North Macedonia’s ex-leader Nikola Gruevski was handed a nine-year jail sentence on Friday for ordering the demolition of a former ally-turned-rival’s building in Skopje.

North Macedonia’s Fugitive Ex-PM Convicted of Flattening Opponent’s Building

Former PM of North Macedonia Nikola Gruevski, in Budapest, Hungary, June 2019. Photo by EPA-EFE/ZOLTAN MATHE

The Skopje Criminal Court on Friday found former PM Nikola Gruevski guilty of abuse of power for ordering a building under construction, owned by a political rival, to be demolished in 2011 under the pretext that it did not have a construction permit.

Gruevski, who was tried in absentia, was sentenced to nine years in jail.

According to the indictment, Gruevski, as PM, ordered his then Transport Minister, Mile Janakieski, to help him take revenge on the businessman and former politician Fiat Canoski after his PEI party switched sides, leaving the then ruling alliance led by Gruevski’s VMRO DPMNE party and joining the opposition.

Janakieski was sentenced also for abuse of power, to three years’ jail.
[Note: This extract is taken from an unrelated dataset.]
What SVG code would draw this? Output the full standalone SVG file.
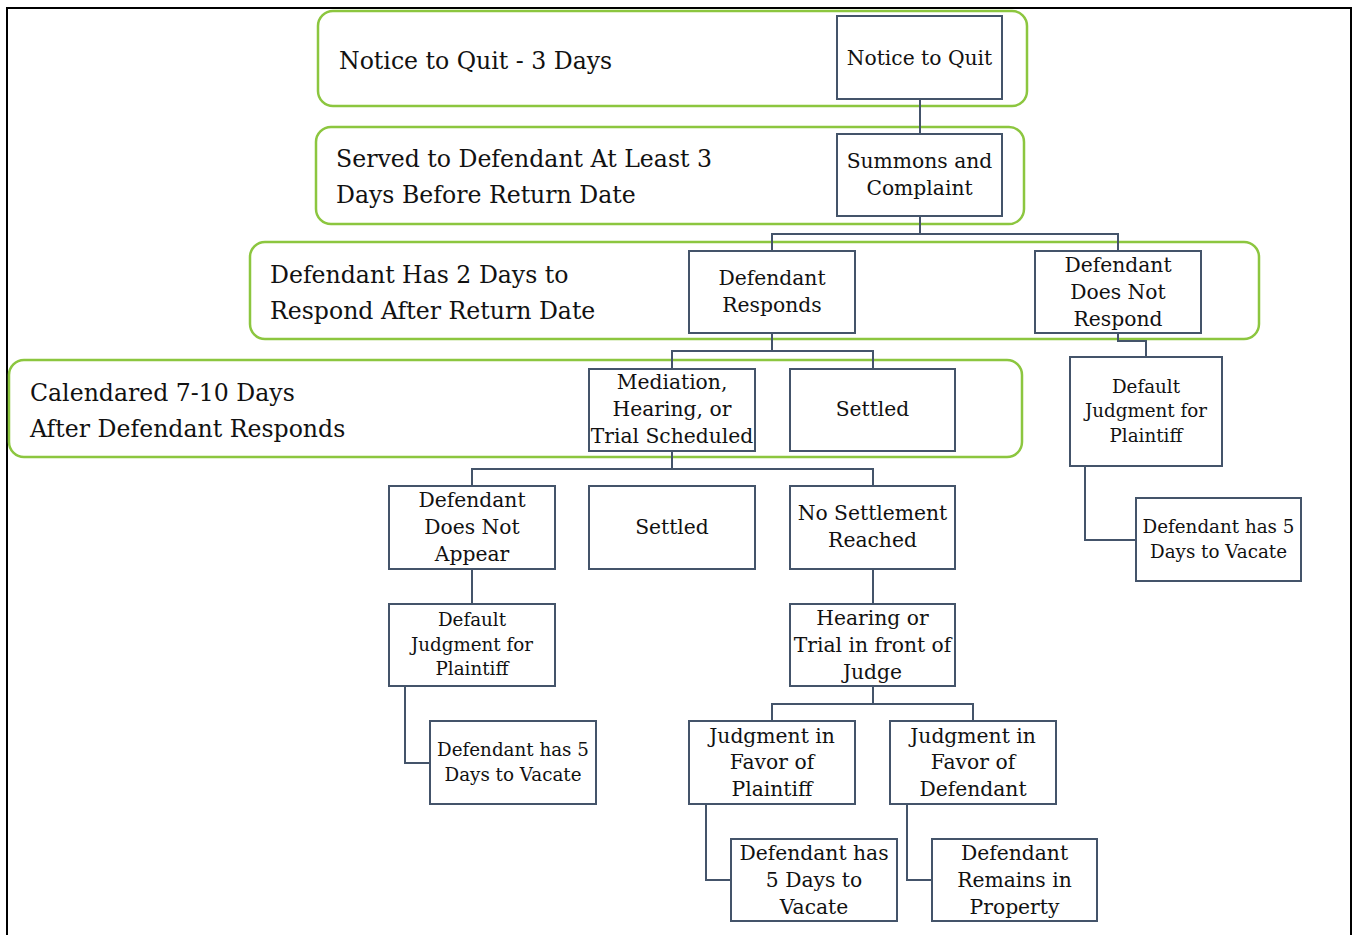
<svg xmlns="http://www.w3.org/2000/svg" width="1353" height="935" viewBox="0 0 1353 935">
<style>
.frame{fill:none;stroke:#000;stroke-width:2}
.band{fill:none;stroke:#8cc63f;stroke-width:2.5}
.box{fill:#fff;stroke:#44546a;stroke-width:2}
.conn{fill:none;stroke:#44546a;stroke-width:2}
text{font-family:"DejaVu Serif","Liberation Serif",serif;fill:#111}
.lab{font-size:23.6px}
.t{font-size:20.3px;text-anchor:middle}
.s{font-size:18.3px;text-anchor:middle}
</style>
<rect x="0" y="0" width="1353" height="935" fill="#fff"/>
<rect class="frame" x="7" y="8" width="1344" height="940"/>
<g id="bands">
<rect class="band" x="318" y="11" width="709" height="95" rx="15"/>
<rect class="band" x="316" y="127" width="708" height="97" rx="15"/>
<rect class="band" x="250" y="242" width="1009" height="97" rx="15"/>
<rect class="band" x="9" y="360" width="1013" height="97" rx="15"/>
</g>
<g id="labels">
<text class="lab" x="339" y="69">Notice to Quit - 3 Days</text>
<text class="lab" x="336" y="167">Served to Defendant At Least 3</text>
<text class="lab" x="336" y="203">Days Before Return Date</text>
<text class="lab" x="270" y="283">Defendant Has 2 Days to</text>
<text class="lab" x="270" y="319">Respond After Return Date</text>
<text class="lab" x="30" y="401">Calendared 7-10 Days</text>
<text class="lab" x="30" y="437">After Defendant Responds</text>
</g>
<g id="connectors">
<path class="conn" d="M920 99V134"/>
<path class="conn" d="M920 216V234M772 251V234H1118V251"/>
<path class="conn" d="M1118 333V341H1146V357"/>
<path class="conn" d="M1085 466V540H1136"/>
<path class="conn" d="M772 333V351M672 369V351H873V369"/>
<path class="conn" d="M672 451V469M472 486V469H873V486"/>
<path class="conn" d="M472 569V604"/>
<path class="conn" d="M405 686V763H430"/>
<path class="conn" d="M873 569V604"/>
<path class="conn" d="M873 686V704M772 721V704H973V721"/>
<path class="conn" d="M706 804V880H731"/>
<path class="conn" d="M907 804V880H932"/>
</g>
<g id="n-notice"><rect class="box" x="837" y="16" width="165" height="83"/><text class="t" x="919.5" y="65">Notice to Quit</text></g>
<g id="n-summons"><rect class="box" x="837" y="134" width="165" height="82"/><text class="t" x="919.5" y="168">Summons and</text><text class="t" x="919.5" y="195">Complaint</text></g>
<g id="n-responds"><rect class="box" x="689" y="251" width="166" height="82"/><text class="t" x="772" y="285">Defendant</text><text class="t" x="772" y="312">Responds</text></g>
<g id="n-notrespond"><rect class="box" x="1035" y="251" width="166" height="82"/><text class="t" x="1118" y="272">Defendant</text><text class="t" x="1118" y="299">Does Not</text><text class="t" x="1118" y="326">Respond</text></g>
<g id="n-default1"><rect class="box" x="1070" y="357" width="152" height="109"/><text class="s" x="1146" y="393">Default</text><text class="s" x="1146" y="417">Judgment for</text><text class="s" x="1146" y="442">Plaintiff</text></g>
<g id="n-vacate1"><rect class="box" x="1136" y="498" width="165" height="83"/><text class="s" x="1218.5" y="533">Defendant has 5</text><text class="s" x="1218.5" y="558">Days to Vacate</text></g>
<g id="n-mediation"><rect class="box" x="589" y="369" width="166" height="82"/><text class="t" x="672" y="389">Mediation,</text><text class="t" x="672" y="416">Hearing, or</text><text class="t" x="672" y="443">Trial Scheduled</text></g>
<g id="n-settled1"><rect class="box" x="790" y="369" width="165" height="82"/><text class="t" x="872.5" y="416">Settled</text></g>
<g id="n-notappear"><rect class="box" x="389" y="486" width="166" height="83"/><text class="t" x="472" y="507">Defendant</text><text class="t" x="472" y="534">Does Not</text><text class="t" x="472" y="561">Appear</text></g>
<g id="n-settled2"><rect class="box" x="589" y="486" width="166" height="83"/><text class="t" x="672" y="534">Settled</text></g>
<g id="n-nosettle"><rect class="box" x="790" y="486" width="165" height="83"/><text class="t" x="872.5" y="520">No Settlement</text><text class="t" x="872.5" y="547">Reached</text></g>
<g id="n-default2"><rect class="box" x="389" y="604" width="166" height="82"/><text class="s" x="472" y="626">Default</text><text class="s" x="472" y="651">Judgment for</text><text class="s" x="472" y="675">Plaintiff</text></g>
<g id="n-vacate2"><rect class="box" x="430" y="721" width="166" height="83"/><text class="s" x="513" y="756">Defendant has 5</text><text class="s" x="513" y="781">Days to Vacate</text></g>
<g id="n-hearing"><rect class="box" x="790" y="604" width="165" height="82"/><text class="t" x="872.5" y="625">Hearing or</text><text class="t" x="872.5" y="652">Trial in front of</text><text class="t" x="872.5" y="679">Judge</text></g>
<g id="n-favplaintiff"><rect class="box" x="689" y="721" width="166" height="83"/><text class="t" x="772" y="743">Judgment in</text><text class="t" x="772" y="769">Favor of</text><text class="t" x="772" y="796">Plaintiff</text></g>
<g id="n-favdefendant"><rect class="box" x="890" y="721" width="166" height="83"/><text class="t" x="973" y="743">Judgment in</text><text class="t" x="973" y="769">Favor of</text><text class="t" x="973" y="796">Defendant</text></g>
<g id="n-vacate3"><rect class="box" x="731" y="839" width="166" height="82"/><text class="t" x="814" y="860">Defendant has</text><text class="t" x="814" y="887">5 Days to</text><text class="t" x="814" y="914">Vacate</text></g>
<g id="n-remains"><rect class="box" x="932" y="839" width="165" height="82"/><text class="t" x="1014.5" y="860">Defendant</text><text class="t" x="1014.5" y="887">Remains in</text><text class="t" x="1014.5" y="914">Property</text></g>
</svg>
The former mayor of Skopje’s Gazi Baba municipality, Toni Trajkovski, who also helped in the plot to demolish the building, which lay on his municipal territory, was sentenced to four years in prison.

All three defendants pleaded not guilty.

This is a first-instance verdict in the high-profile case, against which the defendants have the right to appeal.

The verdict in the case codenamed “TNT” comes seven years after the then opposition and now ruling Social Democrats in 2015 revealed the scandal.

They then aired several covertly recorded telephone conversations in which the voices of what appeared to be Gruevski and Janakieski were heard discussing razing the residential building, named “Cosmos”.

Soon the now defunct Special Prosecution, formed to investigate the leaked wiretaps, took an interest in this case. The trial in the “TNT” case began in 2018.

Friday’s sentence is the fourth in a row jail sentence for Gruevski.

The authoritarian ruler of the country from 2006 to 2016 fled to Hungary in 2018 to avoid serving a two-year jail sentence for the illicit purchase of a luxury limousine.

In 2020, the courts sentenced him to a year-and-a-half in jail for inciting a mob attack on an opposition-held municipality in the capital in 2013.

In April this year he was given a seven-year jail sentence for robbing his own political party and using the money to illicitly purchase property. This sentence is also not final.

All except the first verdict for the luxury limousine are first-instance verdicts. If all of his appeals fail, he faces serving 19 years and six months in jail.

Gruevski has insisted that all the cases against him are politically motivated acts of revenge taken by his political rivals, the now ruling Social Democrats.